One of the biggest struggles motorcyclist face on the streets is visibility. The size of motorcycles compared to passenger vehicles makes them inherently harder to see.

Riders can combat this by making sure to use headlights, taillights and marker lights at night, at dusk, at dawn and during inclement weather. It’s also important to wear reflective gear where appropriate and to stay out of other vehicles’ blind spots as much as possible.

Be defensive

A study from the University of South Florida showed that in accidents between cars and motorcycles, cars were at fault 60 percent of the time. Distracted driving involving phone use and texting is on the rise, so motorcyclists must take it upon themselves to be vigilant. Watch out for cars changing lanes, pulling onto roadways from side streets, stopping suddenly and changing lanes.

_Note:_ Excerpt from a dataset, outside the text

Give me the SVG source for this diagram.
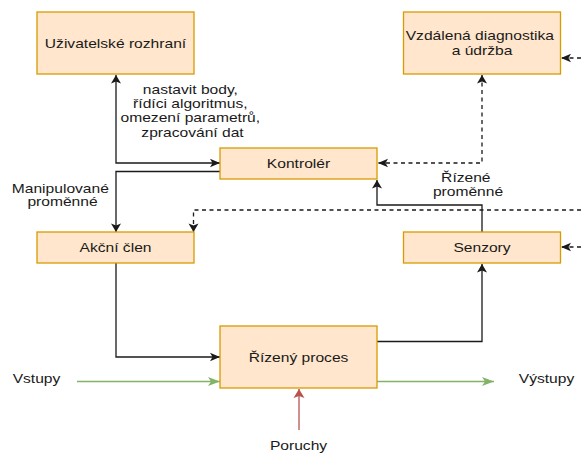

To stay safe, avoid tailgating. Look out for passenger vehicles making wide turns and never ride too closely next to cars. Don’t be afraid to use your horn to alert drivers to your presence.

Avoid hazards

Motorcycles can easily lose traction, even in perfect weather conditions, so be on the lookout for any roadway hazards. Obstacles that cars and trucks can easily navigate – loose gravel, wet leaves, small debris – can be treacherous to motorcycle riders. Wiping out on pavement can not only damage your bike, it can lead to major injuries.